Return the lines where the word "chart" occurs.

## begin MATERIAL

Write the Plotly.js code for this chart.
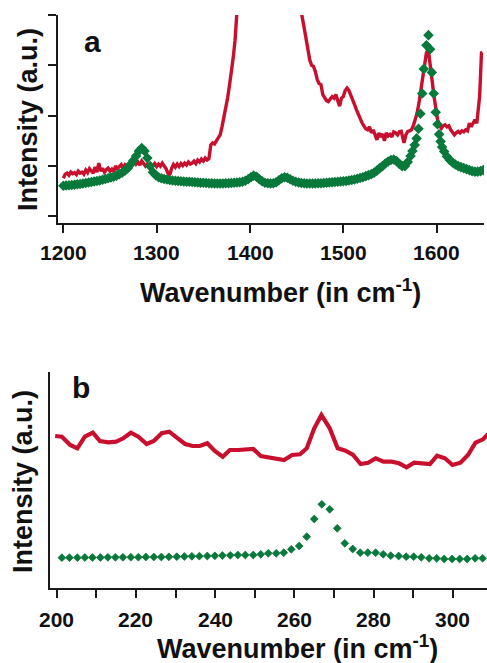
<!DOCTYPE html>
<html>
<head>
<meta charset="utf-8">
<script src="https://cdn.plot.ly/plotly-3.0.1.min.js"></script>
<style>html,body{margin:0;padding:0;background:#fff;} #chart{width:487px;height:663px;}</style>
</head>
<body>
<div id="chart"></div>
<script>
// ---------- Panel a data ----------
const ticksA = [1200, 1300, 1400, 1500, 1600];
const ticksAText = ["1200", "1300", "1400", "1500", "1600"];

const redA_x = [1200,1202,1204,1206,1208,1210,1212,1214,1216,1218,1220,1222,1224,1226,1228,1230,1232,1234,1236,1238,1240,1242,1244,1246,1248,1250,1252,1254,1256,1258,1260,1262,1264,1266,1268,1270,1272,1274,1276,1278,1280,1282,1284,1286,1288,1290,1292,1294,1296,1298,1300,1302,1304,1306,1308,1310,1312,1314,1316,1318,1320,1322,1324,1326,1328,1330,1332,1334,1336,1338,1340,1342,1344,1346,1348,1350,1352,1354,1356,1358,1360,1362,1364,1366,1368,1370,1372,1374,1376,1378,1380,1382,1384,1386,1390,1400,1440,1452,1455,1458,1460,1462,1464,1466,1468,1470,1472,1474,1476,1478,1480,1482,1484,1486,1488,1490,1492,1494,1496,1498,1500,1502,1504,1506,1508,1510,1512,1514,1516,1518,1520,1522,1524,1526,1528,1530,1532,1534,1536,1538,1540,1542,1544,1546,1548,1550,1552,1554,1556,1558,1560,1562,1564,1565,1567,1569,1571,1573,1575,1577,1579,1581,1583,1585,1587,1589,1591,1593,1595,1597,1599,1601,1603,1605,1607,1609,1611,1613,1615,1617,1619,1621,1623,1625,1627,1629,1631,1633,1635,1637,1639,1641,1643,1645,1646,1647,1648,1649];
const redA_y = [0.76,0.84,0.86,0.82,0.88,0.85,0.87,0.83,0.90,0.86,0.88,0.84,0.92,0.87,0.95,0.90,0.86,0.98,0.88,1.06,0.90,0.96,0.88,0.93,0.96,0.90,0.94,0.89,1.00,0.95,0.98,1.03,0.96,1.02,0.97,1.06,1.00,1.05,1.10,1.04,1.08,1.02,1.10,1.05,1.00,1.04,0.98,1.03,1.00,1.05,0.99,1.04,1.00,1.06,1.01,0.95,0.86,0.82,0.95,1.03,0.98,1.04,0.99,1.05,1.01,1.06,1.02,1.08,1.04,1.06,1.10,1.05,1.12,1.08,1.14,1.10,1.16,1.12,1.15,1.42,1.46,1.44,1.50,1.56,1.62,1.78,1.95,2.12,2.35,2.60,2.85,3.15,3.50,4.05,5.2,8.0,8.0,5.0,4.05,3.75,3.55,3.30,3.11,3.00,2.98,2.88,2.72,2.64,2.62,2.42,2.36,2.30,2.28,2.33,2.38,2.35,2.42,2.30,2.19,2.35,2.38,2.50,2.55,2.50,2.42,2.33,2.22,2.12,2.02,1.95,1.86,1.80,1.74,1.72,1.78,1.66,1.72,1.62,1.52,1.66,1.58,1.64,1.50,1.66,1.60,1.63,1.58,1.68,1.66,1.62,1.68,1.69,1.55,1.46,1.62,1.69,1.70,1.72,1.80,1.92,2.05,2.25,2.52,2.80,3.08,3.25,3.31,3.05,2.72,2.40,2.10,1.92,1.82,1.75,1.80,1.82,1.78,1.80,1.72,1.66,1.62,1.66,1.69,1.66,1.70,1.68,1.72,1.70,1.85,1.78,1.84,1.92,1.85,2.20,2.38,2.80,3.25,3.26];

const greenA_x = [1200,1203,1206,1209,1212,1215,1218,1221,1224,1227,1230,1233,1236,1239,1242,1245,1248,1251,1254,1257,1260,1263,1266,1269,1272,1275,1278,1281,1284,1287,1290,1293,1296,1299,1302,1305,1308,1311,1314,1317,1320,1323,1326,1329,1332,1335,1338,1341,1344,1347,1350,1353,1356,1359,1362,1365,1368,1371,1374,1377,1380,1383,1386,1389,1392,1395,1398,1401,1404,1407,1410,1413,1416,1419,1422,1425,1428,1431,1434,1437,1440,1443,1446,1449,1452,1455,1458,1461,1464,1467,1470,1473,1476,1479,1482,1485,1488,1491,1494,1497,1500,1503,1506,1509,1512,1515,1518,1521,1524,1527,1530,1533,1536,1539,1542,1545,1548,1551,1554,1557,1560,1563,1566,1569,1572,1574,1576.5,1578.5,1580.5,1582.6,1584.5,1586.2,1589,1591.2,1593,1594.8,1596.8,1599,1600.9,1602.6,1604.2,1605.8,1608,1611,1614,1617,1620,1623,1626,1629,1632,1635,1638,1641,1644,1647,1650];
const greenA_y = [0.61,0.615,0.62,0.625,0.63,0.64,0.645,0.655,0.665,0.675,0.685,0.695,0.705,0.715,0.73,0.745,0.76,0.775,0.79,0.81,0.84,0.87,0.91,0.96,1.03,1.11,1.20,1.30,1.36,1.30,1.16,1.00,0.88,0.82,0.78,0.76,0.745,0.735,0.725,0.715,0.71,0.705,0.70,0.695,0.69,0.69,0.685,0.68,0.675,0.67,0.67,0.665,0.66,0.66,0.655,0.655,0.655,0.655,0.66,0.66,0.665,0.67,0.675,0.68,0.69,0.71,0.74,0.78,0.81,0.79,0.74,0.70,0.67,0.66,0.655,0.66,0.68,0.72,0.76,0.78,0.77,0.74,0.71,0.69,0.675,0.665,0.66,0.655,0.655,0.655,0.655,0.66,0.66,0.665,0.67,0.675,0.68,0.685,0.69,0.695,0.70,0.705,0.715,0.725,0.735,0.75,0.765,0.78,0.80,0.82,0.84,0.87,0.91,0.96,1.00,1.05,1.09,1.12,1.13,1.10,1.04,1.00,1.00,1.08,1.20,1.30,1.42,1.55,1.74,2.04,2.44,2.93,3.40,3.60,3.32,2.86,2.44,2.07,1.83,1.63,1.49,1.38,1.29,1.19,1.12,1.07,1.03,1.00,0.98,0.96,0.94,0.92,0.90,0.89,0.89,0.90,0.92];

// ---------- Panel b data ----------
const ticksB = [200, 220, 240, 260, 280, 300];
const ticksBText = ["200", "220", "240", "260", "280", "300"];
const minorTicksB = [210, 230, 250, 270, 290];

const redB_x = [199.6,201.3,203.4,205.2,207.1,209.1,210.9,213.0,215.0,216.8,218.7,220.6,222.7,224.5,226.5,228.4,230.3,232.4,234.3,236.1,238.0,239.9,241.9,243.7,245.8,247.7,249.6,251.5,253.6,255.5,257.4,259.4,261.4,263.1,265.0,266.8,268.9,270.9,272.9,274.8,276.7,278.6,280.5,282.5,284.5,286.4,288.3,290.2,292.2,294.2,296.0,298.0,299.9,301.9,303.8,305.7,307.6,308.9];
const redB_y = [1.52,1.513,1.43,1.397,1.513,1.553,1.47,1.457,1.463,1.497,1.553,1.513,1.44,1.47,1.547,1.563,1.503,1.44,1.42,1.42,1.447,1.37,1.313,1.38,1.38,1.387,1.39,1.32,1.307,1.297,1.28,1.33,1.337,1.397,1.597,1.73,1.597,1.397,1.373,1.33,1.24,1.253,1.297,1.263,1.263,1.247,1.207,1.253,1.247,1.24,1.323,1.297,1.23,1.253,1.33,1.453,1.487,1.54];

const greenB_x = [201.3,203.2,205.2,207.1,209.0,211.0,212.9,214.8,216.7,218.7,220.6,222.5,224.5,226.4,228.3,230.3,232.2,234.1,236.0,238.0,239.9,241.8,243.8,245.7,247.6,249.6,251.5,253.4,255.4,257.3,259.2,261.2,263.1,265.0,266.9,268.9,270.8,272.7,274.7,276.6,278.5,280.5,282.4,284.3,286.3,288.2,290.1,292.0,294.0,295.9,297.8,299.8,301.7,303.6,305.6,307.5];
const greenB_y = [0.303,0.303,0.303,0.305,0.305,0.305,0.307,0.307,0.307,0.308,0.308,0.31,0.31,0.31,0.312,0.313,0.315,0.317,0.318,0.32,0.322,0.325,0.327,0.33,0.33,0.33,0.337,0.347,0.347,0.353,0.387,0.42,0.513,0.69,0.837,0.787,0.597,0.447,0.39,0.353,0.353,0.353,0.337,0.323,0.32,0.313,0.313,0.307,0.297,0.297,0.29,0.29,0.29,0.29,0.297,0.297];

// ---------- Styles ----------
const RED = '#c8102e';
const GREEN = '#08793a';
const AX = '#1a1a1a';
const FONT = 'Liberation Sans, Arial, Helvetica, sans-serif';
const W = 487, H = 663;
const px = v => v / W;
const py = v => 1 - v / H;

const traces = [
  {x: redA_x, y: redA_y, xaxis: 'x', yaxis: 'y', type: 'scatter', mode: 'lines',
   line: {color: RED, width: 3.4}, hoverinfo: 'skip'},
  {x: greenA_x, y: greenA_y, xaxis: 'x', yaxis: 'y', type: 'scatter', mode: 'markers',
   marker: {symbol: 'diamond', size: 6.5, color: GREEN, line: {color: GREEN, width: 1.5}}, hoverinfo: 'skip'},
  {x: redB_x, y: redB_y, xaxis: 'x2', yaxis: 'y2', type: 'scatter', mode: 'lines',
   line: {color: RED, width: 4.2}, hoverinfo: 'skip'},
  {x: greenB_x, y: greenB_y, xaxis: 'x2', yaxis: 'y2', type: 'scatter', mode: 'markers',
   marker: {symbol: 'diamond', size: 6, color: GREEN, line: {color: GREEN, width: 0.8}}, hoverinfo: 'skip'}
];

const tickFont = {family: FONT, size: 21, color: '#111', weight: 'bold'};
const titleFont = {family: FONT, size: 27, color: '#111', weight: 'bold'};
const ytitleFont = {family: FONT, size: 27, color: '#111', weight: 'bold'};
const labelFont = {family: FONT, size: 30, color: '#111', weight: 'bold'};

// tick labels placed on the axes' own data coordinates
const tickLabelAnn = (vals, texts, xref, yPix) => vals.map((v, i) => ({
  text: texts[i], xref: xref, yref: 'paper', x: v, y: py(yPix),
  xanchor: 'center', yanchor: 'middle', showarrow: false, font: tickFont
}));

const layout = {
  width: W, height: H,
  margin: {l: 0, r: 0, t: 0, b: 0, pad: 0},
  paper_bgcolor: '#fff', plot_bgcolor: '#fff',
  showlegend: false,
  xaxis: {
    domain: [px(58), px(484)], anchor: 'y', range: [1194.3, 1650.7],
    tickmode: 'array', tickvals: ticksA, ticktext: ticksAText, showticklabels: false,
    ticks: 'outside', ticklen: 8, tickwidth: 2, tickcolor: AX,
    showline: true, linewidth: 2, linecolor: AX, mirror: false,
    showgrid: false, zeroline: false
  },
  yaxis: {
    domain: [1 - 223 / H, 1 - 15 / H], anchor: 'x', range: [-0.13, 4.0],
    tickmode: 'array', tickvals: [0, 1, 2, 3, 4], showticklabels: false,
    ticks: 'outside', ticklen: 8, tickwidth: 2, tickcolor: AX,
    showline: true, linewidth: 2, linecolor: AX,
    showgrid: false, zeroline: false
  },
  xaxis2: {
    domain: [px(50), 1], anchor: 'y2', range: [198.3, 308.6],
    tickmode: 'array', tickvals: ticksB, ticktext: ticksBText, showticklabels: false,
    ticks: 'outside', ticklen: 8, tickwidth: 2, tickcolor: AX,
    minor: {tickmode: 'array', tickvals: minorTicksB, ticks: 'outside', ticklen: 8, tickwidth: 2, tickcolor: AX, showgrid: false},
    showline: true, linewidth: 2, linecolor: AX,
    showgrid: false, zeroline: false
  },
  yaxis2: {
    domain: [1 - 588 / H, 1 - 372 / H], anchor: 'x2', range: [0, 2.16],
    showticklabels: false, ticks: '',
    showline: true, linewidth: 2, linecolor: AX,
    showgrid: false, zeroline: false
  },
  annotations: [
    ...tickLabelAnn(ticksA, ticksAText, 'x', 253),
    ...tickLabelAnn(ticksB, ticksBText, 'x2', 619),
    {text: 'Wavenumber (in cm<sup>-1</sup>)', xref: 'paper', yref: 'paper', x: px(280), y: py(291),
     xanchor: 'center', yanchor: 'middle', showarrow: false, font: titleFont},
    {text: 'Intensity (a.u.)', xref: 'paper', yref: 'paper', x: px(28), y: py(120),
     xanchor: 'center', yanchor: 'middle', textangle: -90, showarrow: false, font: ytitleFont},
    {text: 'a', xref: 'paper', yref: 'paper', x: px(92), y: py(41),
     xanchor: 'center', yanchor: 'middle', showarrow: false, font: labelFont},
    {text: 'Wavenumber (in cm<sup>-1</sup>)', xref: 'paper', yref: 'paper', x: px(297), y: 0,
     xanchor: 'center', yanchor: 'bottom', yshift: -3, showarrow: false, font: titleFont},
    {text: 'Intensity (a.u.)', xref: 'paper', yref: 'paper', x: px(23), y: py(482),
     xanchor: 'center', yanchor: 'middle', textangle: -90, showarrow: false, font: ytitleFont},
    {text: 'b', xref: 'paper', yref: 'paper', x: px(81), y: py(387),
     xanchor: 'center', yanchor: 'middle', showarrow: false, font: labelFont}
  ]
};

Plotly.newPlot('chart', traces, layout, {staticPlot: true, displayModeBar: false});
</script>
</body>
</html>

## end MATERIAL

CORRECT ANSWER.
Write the Plotly.js code for this chart.
<style>html,body{margin:0;padding:0;background:#fff;} #chart{width:487px;height:663px;}</style>
<div id="chart"></div>
Plotly.newPlot('chart', traces, layout, {staticPlot: true, displayModeBar: false});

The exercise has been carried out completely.